The debate about whether were better off with a Democrat or Republican in the white house is pointless. In either case spending will go through the roof, and liberties will disappear. Of course I'm voting a strictly libertarian ticket and will try to convince as many people as I can to do the same. But I don't have much hope that it'll make a difference. I'm starting to believe that we'll become a police state like in the movie Brazil. The people seem to want it. Or we'll have violent revolution.
From the W.P. article
I just don't think the bill is going to be repealed or changed radically," one Senate GOP aide said.
Why in the Hell not? The demographics make this "entitlement" a real prosperity crusher. We need to eliminate the government interference from the whole drug delivery process that causes drug prices to exceed a market price. Instead, with this disaster, we are institutionalizing the higher prices.
Political Truths:
1. Bush is an archenemy of limited government.
2. The GOP congress people, even in yielding to Bush's big government agenda, vote to spend way less money than their Dem. counter parts: NTU.org
What we might do:
Tell the GOP candidates for congress, that if they want our votes, we expect real cuts in spending, instead of these hyperbolic increases. And, we should tell them that we will never vote for Bush, and explain why. The small number of Republicans in congress who vote to spend amounts that approximate what the Dems. vote for,(RINOs) should not get our votes in the elections either.
Rick, why on Earth would anyone vote for a Republican?
Andrew Lynch,
Because, some of the Republicans in congress aren't bad, let alone hideous, like Bush. Now; they have been better in the past but the folks in congress who get an "A" rating from the NTU for smaller spending are all Republicans: NTU.org The Dems. are far worse.

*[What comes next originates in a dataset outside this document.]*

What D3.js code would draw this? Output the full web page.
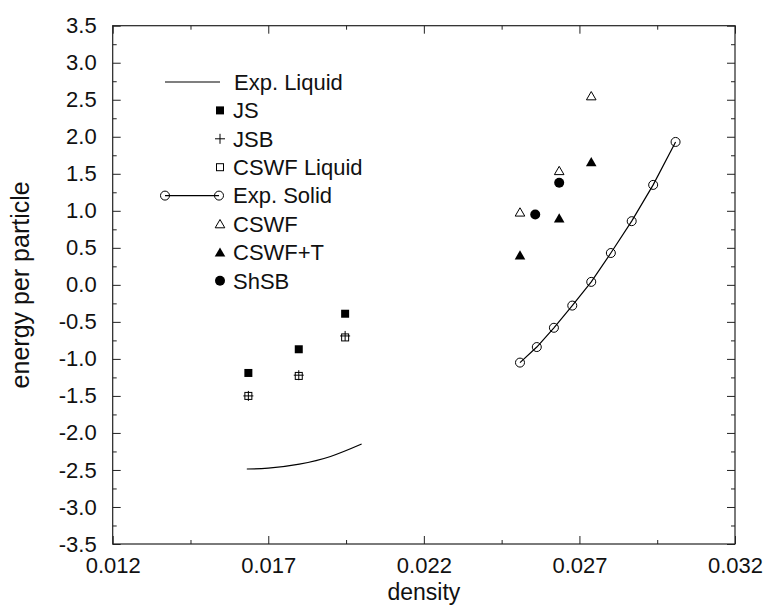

There are some GOP state governors who seem to be for more limited government, such as Colorado's, and there are some who suck.....tax dollars away from their rightful owners voraciously, such as Ohio's.
It seems to me that there are times when it's best to vote for the Libertarian candidate and other times when it makes more sense to support the GOP candidate...
I'm Shocked!
Do Ted kenedy and the Democrats still think it's not enough?

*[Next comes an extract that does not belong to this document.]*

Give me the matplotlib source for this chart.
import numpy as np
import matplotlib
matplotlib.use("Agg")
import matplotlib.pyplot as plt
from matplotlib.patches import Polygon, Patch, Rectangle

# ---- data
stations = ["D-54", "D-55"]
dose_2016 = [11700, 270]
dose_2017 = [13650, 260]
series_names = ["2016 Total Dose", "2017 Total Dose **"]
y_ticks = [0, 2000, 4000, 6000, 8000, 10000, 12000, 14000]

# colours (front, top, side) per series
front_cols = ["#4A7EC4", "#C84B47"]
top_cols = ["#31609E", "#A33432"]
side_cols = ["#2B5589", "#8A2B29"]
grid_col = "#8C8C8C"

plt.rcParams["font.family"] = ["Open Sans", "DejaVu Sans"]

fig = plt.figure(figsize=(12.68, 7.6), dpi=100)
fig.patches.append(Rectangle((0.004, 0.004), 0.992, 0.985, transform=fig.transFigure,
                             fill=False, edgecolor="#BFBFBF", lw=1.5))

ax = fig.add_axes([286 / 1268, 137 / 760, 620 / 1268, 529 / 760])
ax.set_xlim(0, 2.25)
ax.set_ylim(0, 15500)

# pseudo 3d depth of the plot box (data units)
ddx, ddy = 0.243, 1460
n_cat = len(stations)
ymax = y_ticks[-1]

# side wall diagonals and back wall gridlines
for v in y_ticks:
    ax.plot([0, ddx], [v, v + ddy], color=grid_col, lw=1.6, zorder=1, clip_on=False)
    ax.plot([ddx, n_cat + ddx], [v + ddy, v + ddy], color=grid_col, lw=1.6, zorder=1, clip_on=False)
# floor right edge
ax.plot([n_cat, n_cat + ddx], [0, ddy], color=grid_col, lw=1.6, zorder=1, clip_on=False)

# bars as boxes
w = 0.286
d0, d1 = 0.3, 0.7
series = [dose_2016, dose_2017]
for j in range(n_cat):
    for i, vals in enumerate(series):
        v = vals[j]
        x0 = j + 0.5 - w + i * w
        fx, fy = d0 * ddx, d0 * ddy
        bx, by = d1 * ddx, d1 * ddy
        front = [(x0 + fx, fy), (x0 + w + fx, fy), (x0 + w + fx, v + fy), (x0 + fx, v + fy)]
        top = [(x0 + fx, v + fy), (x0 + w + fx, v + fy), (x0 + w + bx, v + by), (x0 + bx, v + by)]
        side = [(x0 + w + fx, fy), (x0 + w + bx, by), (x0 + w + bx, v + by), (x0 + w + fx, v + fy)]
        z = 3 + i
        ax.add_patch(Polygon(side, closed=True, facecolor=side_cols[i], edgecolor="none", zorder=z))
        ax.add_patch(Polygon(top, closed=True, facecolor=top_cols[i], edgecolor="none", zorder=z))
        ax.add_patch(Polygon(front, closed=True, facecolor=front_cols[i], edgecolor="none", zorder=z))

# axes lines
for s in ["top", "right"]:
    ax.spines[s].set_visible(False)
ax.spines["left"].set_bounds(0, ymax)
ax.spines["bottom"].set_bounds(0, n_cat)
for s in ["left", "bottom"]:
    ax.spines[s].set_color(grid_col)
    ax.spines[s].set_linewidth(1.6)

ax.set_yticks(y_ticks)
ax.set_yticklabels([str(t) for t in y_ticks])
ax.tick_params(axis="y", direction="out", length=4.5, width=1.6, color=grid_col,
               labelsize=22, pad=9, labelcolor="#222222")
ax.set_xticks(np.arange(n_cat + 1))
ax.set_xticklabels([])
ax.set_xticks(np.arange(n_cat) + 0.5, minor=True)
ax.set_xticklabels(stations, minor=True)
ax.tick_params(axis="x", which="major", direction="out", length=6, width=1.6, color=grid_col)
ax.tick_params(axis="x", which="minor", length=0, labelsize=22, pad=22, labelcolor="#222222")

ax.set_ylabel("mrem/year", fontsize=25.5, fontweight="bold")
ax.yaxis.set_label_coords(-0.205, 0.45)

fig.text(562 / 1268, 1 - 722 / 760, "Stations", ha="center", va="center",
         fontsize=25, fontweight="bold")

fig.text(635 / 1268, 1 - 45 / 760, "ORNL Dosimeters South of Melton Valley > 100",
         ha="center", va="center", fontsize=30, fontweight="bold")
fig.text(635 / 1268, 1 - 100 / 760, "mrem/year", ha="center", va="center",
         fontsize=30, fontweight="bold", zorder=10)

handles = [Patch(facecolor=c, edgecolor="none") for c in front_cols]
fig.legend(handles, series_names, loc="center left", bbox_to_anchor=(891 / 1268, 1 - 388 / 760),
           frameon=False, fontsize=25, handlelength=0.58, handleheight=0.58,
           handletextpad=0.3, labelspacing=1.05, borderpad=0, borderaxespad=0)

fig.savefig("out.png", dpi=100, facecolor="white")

Never in my life did I think that the Republicans would ruin their own classically component conservatism to such a heinous degree as they have in these past three years. It seems as though they think that clinging to these silly moral notions about gays and drugs and Jesus makes them real conservatives.
Don't forget guns and the war in Iraq.
You can spend like a drunken sailor and still be a conservative, as long as you're a straight drunken sailor who believes in Jesus and owns a gun! 🙂
I'm just glad we have that noble conservative George W. Bush in charge. If a Democrat was president spending might be out of control!
Jack-
Tell me about it. Man, if you think the Congressional GOP is acquiescent now, imagine what they'd be like if a Democrat were in the White House. They'd probably give him everything he wants and then some. Worse yet, he'd probably propose some intrusive "security" law, and the GOP would roll over and pass it.
Sure glad we have a Republican in the White House!
Dan,
"Thus the term 'social conservative.' There's nothing unusual about being both pro-big-government and anti-cultural-change. That combination describes many European nations (France and Ireland, for example)."
France has civil unions and we don't jail or fine people for possessing dildos or smoking in their offices; unlike in the U.S. that is. Yes, we hate cultural change so much! 🙂 Indeed, our President has not as yet even threatened to create a constitutional amendment to outlaw homosexuals getting married! I have to admit that yours is one of the most blatantly stupid comments I have ever come across here.
Jean Bart, you always make me laugh and I'm not being sarcastic.
Rick Barton, point taken. Is there no room for libertarians (even party-registered ones) to vote for Democrats?